In a statement sent to employees, USOPC CEO Sarah Hirshland said the organization also ended the assignments of 23 temporary workers and offered 32 employees reassignment. In 2018 tax filings, the most recent year available, the Olympic committee reported it had 591 employees.
"I am overwhelmed by the magnitude of this change," Hirshland wrote. "It is significant."
In April, the committee began plans to cut expenses up to 20%, the statement said. Layoffs and furloughs were expected by the end of May.
"We have also continued to learn more about the future and the challenges we all face in returning to work, to training and to events and competitions," Hirshland wrote. "It has become clear that it will take months, and not weeks, for us to return to full operation, particularly at our training centers in Colorado Springs and Lake Placid."
The Olympic Committee saw the 2020 Tokyo games postponed for a year, which cut the revenue from sources including sponsorships and television deals.
The Olympic committee cuts come as other sports from minor league baseball teams to the NFL mull lost revenue from cancelled games.
One advocate for Olympians worried that the cuts could impact athletes who are readying for the delayed Tokyo games.
"First of all, I feel for anyone who lost a job, but my focus right now is making sure that athletes competing in the next summer Olympics have all the support they need during this difficult time," said former Olympian and athlete advocate Eli Bremer. "My hope is that the positions that were cut were not positions that directly impact athletes or the Olympic Training Center."
"Several areas" of planned investments over the next four years will be re-evaluated at a virtual town hall Tuesday, Hirshland said.
"At the end of a difficult day, and a tough month, we must all be asking ourselves if something that feels so awful is necessary and right," she said. "I believe that these actions are the right ones. All of this will make the difference."
The nonprofit claimed revenues of more than $322 million on tax forms filed last year. The Committee had assets of $265 million.
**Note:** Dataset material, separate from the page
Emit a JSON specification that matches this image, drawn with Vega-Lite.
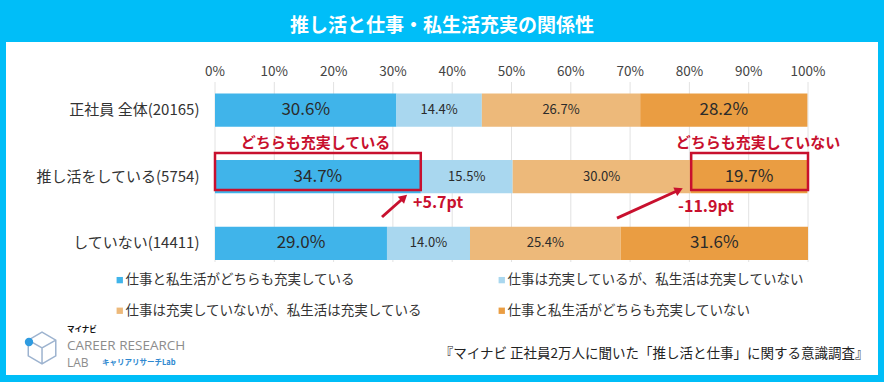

But revenue for the committee swings wildly depending on whether its athletes are competing in the biannual games.
Without games in 2017, the committee claimed revenue of $183 million and an annual operating loss that year of more than $30 million, tax records show.
The committee also could face unprecedented potential liabilities in the form of pending lawsuits from athletes who claim they were victims of sexual assaults the organization should have stopped.
Plaintiffs in those suits include alleged victims of former USA Gymnastics physician Larry Nassar, who is serving a 60 year prison sentence after his 2018 conviction on a string of sexual assault charges.
The Olympic Committee, while saying more could have been done to stop Nassar, has so far denied liability in the suits.
The Olympic Committee has also redoubled its commitment to supporting athletes and a program to stamp out sexual assault and care for victims.
In her email, Hirshland listed support for athletes as the committee's top priority.
"Sustain the resources required for Team USA athletes to achieve competitive success," she wrote.